The EU is adamant, however, that it would not implement any new UK deal as long as London undermines the divorce treaty.

With talks on the new trade agreement nearing crunchtime, the EU’s 27 national leaders gathering in Brussels on Thursday and Friday would also get an update on the latest.

“DIFFERENCES REMAIN” ON TADE 

Senior UK minister Michael Gove said “differences still remain” between Britain and EU in trade discussions, but that London would work hard for a deal.

EU officials and diplomatic sources told Reuters negotiators had failed to close the gap on the key issue of state aid.

The EU wants London to agree to broad state aid rules compatible with its own. The bloc wants an independent British regulator to decide on state aid there, as well as a new EU-UK dispute settling mechanism that would create a new Joint Committee and an Arbitration Panel to adjudicate.

Should one side fail to honour decisions made through that process, the Arbitration Panel could impose fines and the other side could retaliate by hitting bilateral trade elsewhere.

An EU official involved in the talks told Reuters: “It remains to be seen if the UK can sign up to that ... We haven’t got there yet. Not sure we’ll ever get there.”

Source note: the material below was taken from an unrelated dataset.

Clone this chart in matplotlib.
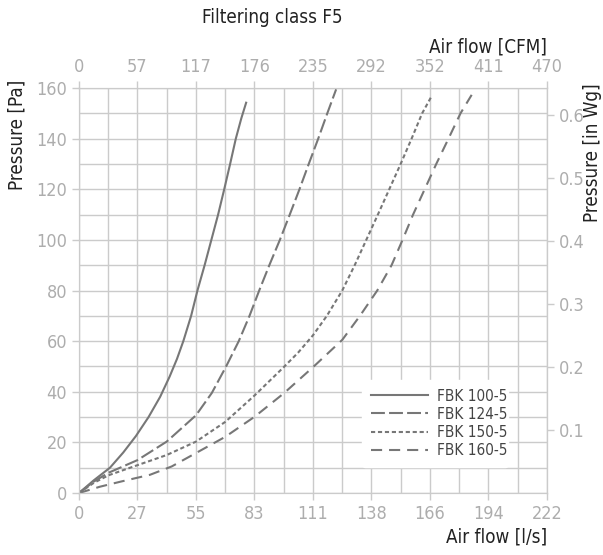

Britain wants control of its subsidy regime and says state aid clauses are not usually put in free trade agreements.

With time available until the end-year deadline running out, pressure is growing to put a deal in place to avoid putting an estimated trillion euros of annual trade at risk.

This week’s ninth negotiating round - due to finish early on Friday - is the last scheduled so far and EU leaders will again assess progress on Oct.15-16.

They could switch to contingency planning for the most damaging economic split without new arrangements or approve a final, make-or-break negotiation known as the “tunnel”.

The EU says a deal must be at hand by early November to give the European Parliament and some national parliaments enough time to ratify it before Britain’s post-Brexit transition expires at the end of the year.